Latest news

Wellness trends

Posted 11 April, 2023
Share on LinkedIn

Image: Polina Kovaleva, Pexels

I was listening to BBC Radio 4 this morning, and reporter Helen Lewis on her series, The New Gurus, was discussing how wellness has continued to be a growing market. It was worth $4.2 trillion in 2020 globally, and contains everything from naked outdoor yoga gurus in Canada to the actress Gwyneth Paltrow’s collection of Goop products and services. (bbc.co.uk/sounds)

It’s a golden age for gurus, as trust in institutions wavers. It’s part of a search for certainty in an uncertain world, she notes. However, it has been criticised for leading people down dark paths, extreme diets, anti-vaccines and even eugenics. How are these trends changing our lives and who holds them to account, she asks.

Particularly in the US, the wellness culture has a long history. There’s a lot of self-belief in you changing your own outlook via wellness. Being well means having control, keeping the body clean and pure, and these trends are nothing new, Lewis says. The internet is fertile ground for this. It has exploded in popularity over the last decade.
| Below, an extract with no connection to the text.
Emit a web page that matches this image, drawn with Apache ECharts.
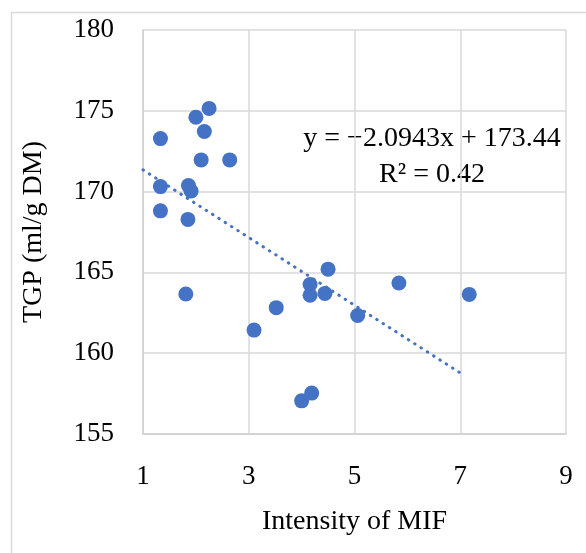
<!DOCTYPE html>
<html>
<head>
<meta charset="utf-8">
<script src="https://cdn.jsdelivr.net/npm/echarts@6/dist/echarts.min.js"></script>
<style>html,body{margin:0;padding:0;background:#fff}#c{width:586px;height:553px}</style>
</head>
<body>
<div id="c"></div>
<script>
var mifIntensity = [1.33, 2.00, 2.25, 2.16, 2.10, 2.64, 1.33, 1.86, 1.91, 1.33, 1.85, 1.81, 3.10, 3.52, 4.00, 4.19, 4.16, 4.16, 4.44, 4.50, 5.06, 5.84, 7.17];
var tgpValues   = [173.28, 174.60, 175.15, 173.72, 171.96, 171.96, 170.31, 170.37, 170.04, 168.81, 168.28, 163.66, 161.43, 162.82, 157.05, 157.53, 164.25, 163.59, 163.70, 165.20, 162.33, 164.34, 163.64];
var trendSlope = -2.0943;
var trendIntercept = 173.44;
var trendXRange = [1, 7.06];
var equationText = 'y = \u22122.0943x + 173.44';
var r2Text = 'R\u00b2 = 0.42';
var xTitle = 'Intensity of MIF';
var yTitle = 'TGP (ml/g DM)';

var points = mifIntensity.map(function (x, i) { return [x, tgpValues[i]]; });
var trend = trendXRange.map(function (x) { return [x, trendSlope * x + trendIntercept]; });

var FONT = '"Liberation Serif", "DejaVu Serif", serif';
var chart = echarts.init(document.getElementById('c'), null, {renderer: 'canvas'});
chart.setOption({
  animation: false,
  backgroundColor: '#fff',
  grid: {left: 143, right: 20, top: 30, bottom: 119, containLabel: false},
  xAxis: {
    type: 'value', min: 1, max: 9, interval: 2,
    name: xTitle, nameLocation: 'middle', nameGap: 74,
    nameTextStyle: {fontFamily: FONT, fontSize: 28, color: '#000'},
    axisLine: {show: true, lineStyle: {color: '#d0d0d0', width: 1.5}},
    axisTick: {show: false},
    axisLabel: {fontFamily: FONT, fontSize: 27, color: '#000', margin: 29},
    splitLine: {show: true, lineStyle: {color: '#d9d9d9', width: 1.5}}
  },
  yAxis: {
    type: 'value', min: 155, max: 180, interval: 5,
    name: yTitle, nameLocation: 'middle', nameGap: 95, nameRotate: 90,
    nameTextStyle: {fontFamily: FONT, fontSize: 28, color: '#000'},
    axisLine: {show: true, lineStyle: {color: '#d0d0d0', width: 1.5}},
    axisTick: {show: false},
    axisLabel: {fontFamily: FONT, fontSize: 27, color: '#000', margin: 29},
    splitLine: {show: true, lineStyle: {color: '#d9d9d9', width: 1.5}}
  },
  series: [
    {
      type: 'line', data: trend, symbol: 'none', silent: true, z: 3,
      lineStyle: {color: '#4472C4', width: 3, type: [0.5, 7], cap: 'round'}
    },
    {
      type: 'scatter', data: points, symbol: 'circle', symbolSize: 15, z: 4,
      itemStyle: {color: '#4472C4', opacity: 1}
    }
  ],
  graphic: [
    {type: 'rect', left: 9, top: 10, shape: {width: 620, height: 600},
     style: {fill: 'none', stroke: '#d9d9d9', lineWidth: 1.5}, silent: true},
    {type: 'text', x: 432, y: 139, style: {text: equationText, font: '28px ' + FONT, fill: '#000', textAlign: 'center', textVerticalAlign: 'middle'}},
    {type: 'text', x: 432, y: 175, style: {text: r2Text, font: '28px ' + FONT, fill: '#000', textAlign: 'center', textVerticalAlign: 'middle'}}
  ]
});
</script>
</body>
</html>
Women can in particular be affected by this. Lewis explains that women have an edge in that they often have unspecified medical issues, with the dietary industry has long been targeted at them. Then there is also the medical issue, where the average doctor appointment is 10 minutes, so often people don’t feel they are heard. Instead, they can go on Dr Google and find out information in minutes and find these alternatives.

That being said, one wellness influencer’s “downfall” was cheese. Pixie Turner accidentally ate cheese for the first time in two years and it was so good, it reminded her how wonderful cheese was, and how she had excluded it from her life for no reason whatsoever. Turner discovered fellow influencers not only rejected dairy, meat or processed food, but also things such as vaccinations and other medical standards. She has since trained and works as a registered nutritionist, and describes her previous area as a “cult.”

Might be a time to start our own cult, that of cheese. I believe in it and eat it regularly.